■ Required work ■
Retype all material exactly. Pictures stay out of the copy.

Figure scripts:
╔══
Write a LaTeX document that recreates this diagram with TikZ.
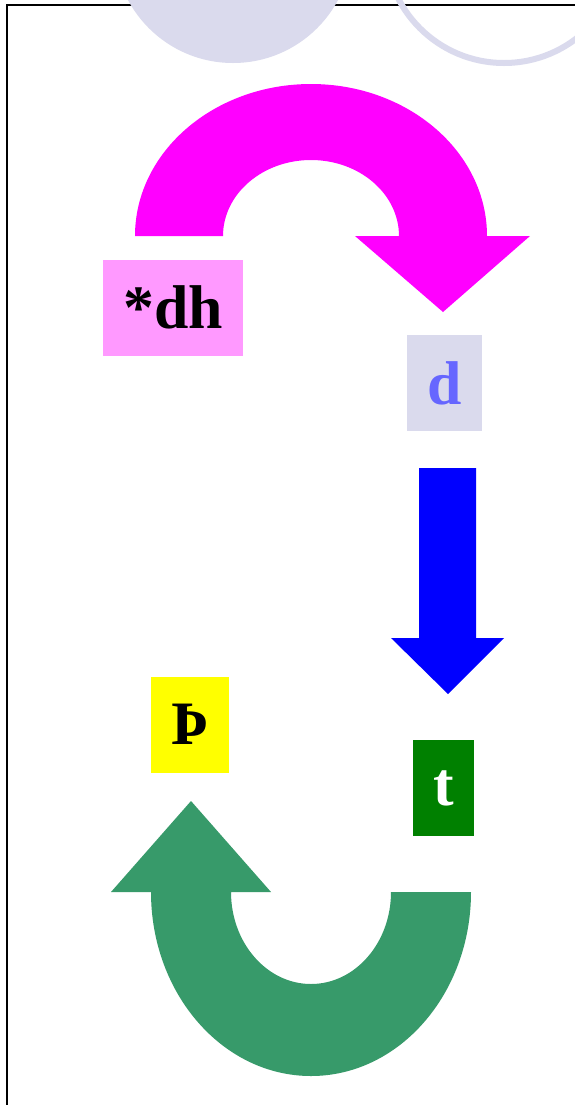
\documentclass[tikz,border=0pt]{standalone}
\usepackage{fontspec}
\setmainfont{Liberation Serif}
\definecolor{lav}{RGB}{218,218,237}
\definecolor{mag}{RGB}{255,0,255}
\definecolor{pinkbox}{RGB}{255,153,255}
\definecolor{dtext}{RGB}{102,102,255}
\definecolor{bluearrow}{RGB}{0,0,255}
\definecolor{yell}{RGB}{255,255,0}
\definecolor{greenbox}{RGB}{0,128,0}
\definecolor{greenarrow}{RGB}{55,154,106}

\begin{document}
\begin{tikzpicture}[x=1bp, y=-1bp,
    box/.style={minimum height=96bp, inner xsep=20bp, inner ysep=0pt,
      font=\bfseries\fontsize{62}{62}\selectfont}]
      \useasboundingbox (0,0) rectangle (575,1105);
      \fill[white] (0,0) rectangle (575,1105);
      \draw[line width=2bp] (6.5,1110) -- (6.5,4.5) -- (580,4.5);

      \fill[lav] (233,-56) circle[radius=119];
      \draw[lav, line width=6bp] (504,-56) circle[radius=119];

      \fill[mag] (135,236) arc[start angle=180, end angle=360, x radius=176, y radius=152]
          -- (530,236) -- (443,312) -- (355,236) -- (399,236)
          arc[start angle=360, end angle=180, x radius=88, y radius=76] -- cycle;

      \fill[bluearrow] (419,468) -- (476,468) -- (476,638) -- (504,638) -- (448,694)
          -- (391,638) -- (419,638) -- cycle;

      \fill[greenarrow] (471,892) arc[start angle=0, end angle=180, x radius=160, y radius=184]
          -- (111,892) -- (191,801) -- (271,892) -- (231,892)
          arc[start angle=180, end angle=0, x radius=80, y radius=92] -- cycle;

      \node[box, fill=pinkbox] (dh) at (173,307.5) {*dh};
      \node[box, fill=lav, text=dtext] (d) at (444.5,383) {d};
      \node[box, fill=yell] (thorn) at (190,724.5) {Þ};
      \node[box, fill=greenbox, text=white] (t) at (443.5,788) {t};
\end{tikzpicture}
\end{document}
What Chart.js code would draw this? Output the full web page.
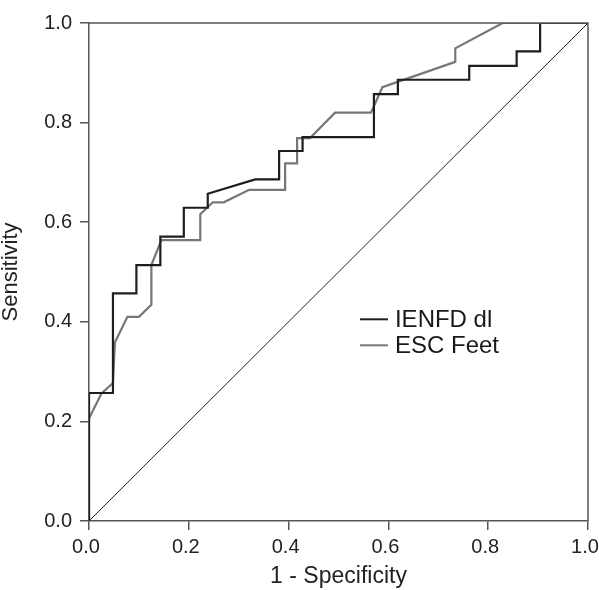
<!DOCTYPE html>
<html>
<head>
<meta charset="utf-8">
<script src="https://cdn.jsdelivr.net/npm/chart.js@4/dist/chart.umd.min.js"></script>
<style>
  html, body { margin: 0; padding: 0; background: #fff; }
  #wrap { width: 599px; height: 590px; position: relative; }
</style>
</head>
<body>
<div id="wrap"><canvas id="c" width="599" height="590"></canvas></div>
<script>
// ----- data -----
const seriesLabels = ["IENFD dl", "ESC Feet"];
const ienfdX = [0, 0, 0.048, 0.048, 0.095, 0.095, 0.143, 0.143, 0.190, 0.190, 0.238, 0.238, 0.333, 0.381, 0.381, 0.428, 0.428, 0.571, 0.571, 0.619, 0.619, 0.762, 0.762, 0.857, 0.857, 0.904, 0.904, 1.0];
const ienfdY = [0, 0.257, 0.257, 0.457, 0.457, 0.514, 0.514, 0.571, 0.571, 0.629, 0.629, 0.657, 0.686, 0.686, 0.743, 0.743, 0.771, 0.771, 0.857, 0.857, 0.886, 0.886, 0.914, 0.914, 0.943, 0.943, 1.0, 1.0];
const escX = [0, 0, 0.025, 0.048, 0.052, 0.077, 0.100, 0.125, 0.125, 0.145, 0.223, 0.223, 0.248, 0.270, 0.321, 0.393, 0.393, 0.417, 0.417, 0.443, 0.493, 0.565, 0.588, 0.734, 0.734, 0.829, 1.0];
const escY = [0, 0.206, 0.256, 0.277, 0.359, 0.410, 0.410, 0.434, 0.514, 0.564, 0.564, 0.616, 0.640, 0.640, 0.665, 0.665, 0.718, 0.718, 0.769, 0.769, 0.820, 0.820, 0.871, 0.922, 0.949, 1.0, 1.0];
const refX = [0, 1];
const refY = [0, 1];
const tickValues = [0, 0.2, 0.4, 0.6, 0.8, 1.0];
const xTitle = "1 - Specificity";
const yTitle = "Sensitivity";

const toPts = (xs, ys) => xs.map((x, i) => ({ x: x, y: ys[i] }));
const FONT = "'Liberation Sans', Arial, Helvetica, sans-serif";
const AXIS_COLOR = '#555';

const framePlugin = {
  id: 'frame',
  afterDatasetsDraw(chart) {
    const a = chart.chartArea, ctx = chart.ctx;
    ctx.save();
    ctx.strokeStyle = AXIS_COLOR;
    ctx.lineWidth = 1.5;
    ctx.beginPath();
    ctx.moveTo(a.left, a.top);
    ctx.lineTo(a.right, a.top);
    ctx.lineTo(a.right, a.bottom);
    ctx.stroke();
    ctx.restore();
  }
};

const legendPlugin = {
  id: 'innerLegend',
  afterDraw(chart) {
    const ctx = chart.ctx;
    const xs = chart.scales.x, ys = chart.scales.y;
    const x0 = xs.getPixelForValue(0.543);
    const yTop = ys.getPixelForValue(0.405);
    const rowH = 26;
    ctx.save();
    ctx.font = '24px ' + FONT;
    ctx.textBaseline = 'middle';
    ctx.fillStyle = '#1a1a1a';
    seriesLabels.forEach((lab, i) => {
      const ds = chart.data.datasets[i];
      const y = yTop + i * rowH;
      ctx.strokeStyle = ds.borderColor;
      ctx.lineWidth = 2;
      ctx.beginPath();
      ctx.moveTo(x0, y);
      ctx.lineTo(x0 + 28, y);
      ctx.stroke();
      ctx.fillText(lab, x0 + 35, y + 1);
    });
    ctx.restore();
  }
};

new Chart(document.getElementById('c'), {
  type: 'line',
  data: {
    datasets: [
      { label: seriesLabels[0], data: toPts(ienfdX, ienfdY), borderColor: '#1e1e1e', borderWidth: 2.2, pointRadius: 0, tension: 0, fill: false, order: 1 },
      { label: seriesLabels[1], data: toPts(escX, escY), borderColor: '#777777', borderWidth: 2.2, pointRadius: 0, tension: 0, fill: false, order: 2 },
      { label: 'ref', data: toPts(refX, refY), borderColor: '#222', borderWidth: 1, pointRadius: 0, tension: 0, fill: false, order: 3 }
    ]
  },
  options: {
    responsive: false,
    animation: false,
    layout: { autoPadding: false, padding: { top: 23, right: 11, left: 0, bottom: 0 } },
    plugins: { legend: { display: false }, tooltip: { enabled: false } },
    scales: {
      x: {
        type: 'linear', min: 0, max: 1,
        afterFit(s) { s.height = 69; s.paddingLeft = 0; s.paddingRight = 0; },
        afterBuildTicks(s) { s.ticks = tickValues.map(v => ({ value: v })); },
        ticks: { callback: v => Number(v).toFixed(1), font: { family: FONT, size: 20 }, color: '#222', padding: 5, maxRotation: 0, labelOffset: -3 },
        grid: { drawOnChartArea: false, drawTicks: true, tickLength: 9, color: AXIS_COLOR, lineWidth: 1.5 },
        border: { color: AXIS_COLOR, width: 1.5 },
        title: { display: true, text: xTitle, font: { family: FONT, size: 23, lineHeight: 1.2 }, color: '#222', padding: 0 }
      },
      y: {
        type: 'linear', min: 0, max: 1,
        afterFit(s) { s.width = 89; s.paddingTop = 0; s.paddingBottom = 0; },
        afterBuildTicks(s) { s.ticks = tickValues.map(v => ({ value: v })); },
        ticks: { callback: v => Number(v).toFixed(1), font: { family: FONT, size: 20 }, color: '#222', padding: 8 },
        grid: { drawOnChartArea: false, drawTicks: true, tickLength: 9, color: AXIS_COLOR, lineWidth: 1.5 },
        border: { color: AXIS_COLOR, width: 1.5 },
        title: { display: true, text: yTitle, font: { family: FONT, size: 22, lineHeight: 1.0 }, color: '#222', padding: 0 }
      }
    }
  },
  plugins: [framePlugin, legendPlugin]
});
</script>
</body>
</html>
╚══
■ Worked solution ■
Write a LaTeX document that recreates this diagram with TikZ.
\documentclass[tikz,border=0pt]{standalone}
\usepackage{fontspec}
\setmainfont{Liberation Serif}
\definecolor{lav}{RGB}{218,218,237}
\definecolor{mag}{RGB}{255,0,255}
\definecolor{pinkbox}{RGB}{255,153,255}
\definecolor{dtext}{RGB}{102,102,255}
\definecolor{bluearrow}{RGB}{0,0,255}
\definecolor{yell}{RGB}{255,255,0}
\definecolor{greenbox}{RGB}{0,128,0}
\definecolor{greenarrow}{RGB}{55,154,106}

\begin{document}
\begin{tikzpicture}[x=1bp, y=-1bp,
    box/.style={minimum height=96bp, inner xsep=20bp, inner ysep=0pt,
      font=\bfseries\fontsize{62}{62}\selectfont}]
      \useasboundingbox (0,0) rectangle (575,1105);
      \fill[white] (0,0) rectangle (575,1105);
      \draw[line width=2bp] (6.5,1110) -- (6.5,4.5) -- (580,4.5);

      \fill[lav] (233,-56) circle[radius=119];
      \draw[lav, line width=6bp] (504,-56) circle[radius=119];

      \fill[mag] (135,236) arc[start angle=180, end angle=360, x radius=176, y radius=152]
          -- (530,236) -- (443,312) -- (355,236) -- (399,236)
          arc[start angle=360, end angle=180, x radius=88, y radius=76] -- cycle;

      \fill[bluearrow] (419,468) -- (476,468) -- (476,638) -- (504,638) -- (448,694)
          -- (391,638) -- (419,638) -- cycle;

      \fill[greenarrow] (471,892) arc[start angle=0, end angle=180, x radius=160, y radius=184]
          -- (111,892) -- (191,801) -- (271,892) -- (231,892)
          arc[start angle=180, end angle=0, x radius=80, y radius=92] -- cycle;

      \node[box, fill=pinkbox] (dh) at (173,307.5) {*dh};
      \node[box, fill=lav, text=dtext] (d) at (444.5,383) {d};
      \node[box, fill=yell] (thorn) at (190,724.5) {Þ};
      \node[box, fill=greenbox, text=white] (t) at (443.5,788) {t};
\end{tikzpicture}
\end{document}
What Chart.js code would draw this? Output the full web page.
<!DOCTYPE html>
<html>
<head>
<meta charset="utf-8">
<script src="https://cdn.jsdelivr.net/npm/chart.js@4/dist/chart.umd.min.js"></script>
<style>
  html, body { margin: 0; padding: 0; background: #fff; }
  #wrap { width: 599px; height: 590px; position: relative; }
</style>
</head>
<body>
<div id="wrap"><canvas id="c" width="599" height="590"></canvas></div>
<script>
// ----- data -----
const seriesLabels = ["IENFD dl", "ESC Feet"];
const ienfdX = [0, 0, 0.048, 0.048, 0.095, 0.095, 0.143, 0.143, 0.190, 0.190, 0.238, 0.238, 0.333, 0.381, 0.381, 0.428, 0.428, 0.571, 0.571, 0.619, 0.619, 0.762, 0.762, 0.857, 0.857, 0.904, 0.904, 1.0];
const ienfdY = [0, 0.257, 0.257, 0.457, 0.457, 0.514, 0.514, 0.571, 0.571, 0.629, 0.629, 0.657, 0.686, 0.686, 0.743, 0.743, 0.771, 0.771, 0.857, 0.857, 0.886, 0.886, 0.914, 0.914, 0.943, 0.943, 1.0, 1.0];
const escX = [0, 0, 0.025, 0.048, 0.052, 0.077, 0.100, 0.125, 0.125, 0.145, 0.223, 0.223, 0.248, 0.270, 0.321, 0.393, 0.393, 0.417, 0.417, 0.443, 0.493, 0.565, 0.588, 0.734, 0.734, 0.829, 1.0];
const escY = [0, 0.206, 0.256, 0.277, 0.359, 0.410, 0.410, 0.434, 0.514, 0.564, 0.564, 0.616, 0.640, 0.640, 0.665, 0.665, 0.718, 0.718, 0.769, 0.769, 0.820, 0.820, 0.871, 0.922, 0.949, 1.0, 1.0];
const refX = [0, 1];
const refY = [0, 1];
const tickValues = [0, 0.2, 0.4, 0.6, 0.8, 1.0];
const xTitle = "1 - Specificity";
const yTitle = "Sensitivity";

const toPts = (xs, ys) => xs.map((x, i) => ({ x: x, y: ys[i] }));
const FONT = "'Liberation Sans', Arial, Helvetica, sans-serif";
const AXIS_COLOR = '#555';

const framePlugin = {
  id: 'frame',
  afterDatasetsDraw(chart) {
    const a = chart.chartArea, ctx = chart.ctx;
    ctx.save();
    ctx.strokeStyle = AXIS_COLOR;
    ctx.lineWidth = 1.5;
    ctx.beginPath();
    ctx.moveTo(a.left, a.top);
    ctx.lineTo(a.right, a.top);
    ctx.lineTo(a.right, a.bottom);
    ctx.stroke();
    ctx.restore();
  }
};

const legendPlugin = {
  id: 'innerLegend',
  afterDraw(chart) {
    const ctx = chart.ctx;
    const xs = chart.scales.x, ys = chart.scales.y;
    const x0 = xs.getPixelForValue(0.543);
    const yTop = ys.getPixelForValue(0.405);
    const rowH = 26;
    ctx.save();
    ctx.font = '24px ' + FONT;
    ctx.textBaseline = 'middle';
    ctx.fillStyle = '#1a1a1a';
    seriesLabels.forEach((lab, i) => {
      const ds = chart.data.datasets[i];
      const y = yTop + i * rowH;
      ctx.strokeStyle = ds.borderColor;
      ctx.lineWidth = 2;
      ctx.beginPath();
      ctx.moveTo(x0, y);
      ctx.lineTo(x0 + 28, y);
      ctx.stroke();
      ctx.fillText(lab, x0 + 35, y + 1);
    });
    ctx.restore();
  }
};

new Chart(document.getElementById('c'), {
  type: 'line',
  data: {
    datasets: [
      { label: seriesLabels[0], data: toPts(ienfdX, ienfdY), borderColor: '#1e1e1e', borderWidth: 2.2, pointRadius: 0, tension: 0, fill: false, order: 1 },
      { label: seriesLabels[1], data: toPts(escX, escY), borderColor: '#777777', borderWidth: 2.2, pointRadius: 0, tension: 0, fill: false, order: 2 },
      { label: 'ref', data: toPts(refX, refY), borderColor: '#222', borderWidth: 1, pointRadius: 0, tension: 0, fill: false, order: 3 }
    ]
  },
  options: {
    responsive: false,
    animation: false,
    layout: { autoPadding: false, padding: { top: 23, right: 11, left: 0, bottom: 0 } },
    plugins: { legend: { display: false }, tooltip: { enabled: false } },
    scales: {
      x: {
        type: 'linear', min: 0, max: 1,
        afterFit(s) { s.height = 69; s.paddingLeft = 0; s.paddingRight = 0; },
        afterBuildTicks(s) { s.ticks = tickValues.map(v => ({ value: v })); },
        ticks: { callback: v => Number(v).toFixed(1), font: { family: FONT, size: 20 }, color: '#222', padding: 5, maxRotation: 0, labelOffset: -3 },
        grid: { drawOnChartArea: false, drawTicks: true, tickLength: 9, color: AXIS_COLOR, lineWidth: 1.5 },
        border: { color: AXIS_COLOR, width: 1.5 },
        title: { display: true, text: xTitle, font: { family: FONT, size: 23, lineHeight: 1.2 }, color: '#222', padding: 0 }
      },
      y: {
        type: 'linear', min: 0, max: 1,
        afterFit(s) { s.width = 89; s.paddingTop = 0; s.paddingBottom = 0; },
        afterBuildTicks(s) { s.ticks = tickValues.map(v => ({ value: v })); },
        ticks: { callback: v => Number(v).toFixed(1), font: { family: FONT, size: 20 }, color: '#222', padding: 8 },
        grid: { drawOnChartArea: false, drawTicks: true, tickLength: 9, color: AXIS_COLOR, lineWidth: 1.5 },
        border: { color: AXIS_COLOR, width: 1.5 },
        title: { display: true, text: yTitle, font: { family: FONT, size: 22, lineHeight: 1.0 }, color: '#222', padding: 0 }
      }
    }
  },
  plugins: [framePlugin, legendPlugin]
});
</script>
</body>
</html>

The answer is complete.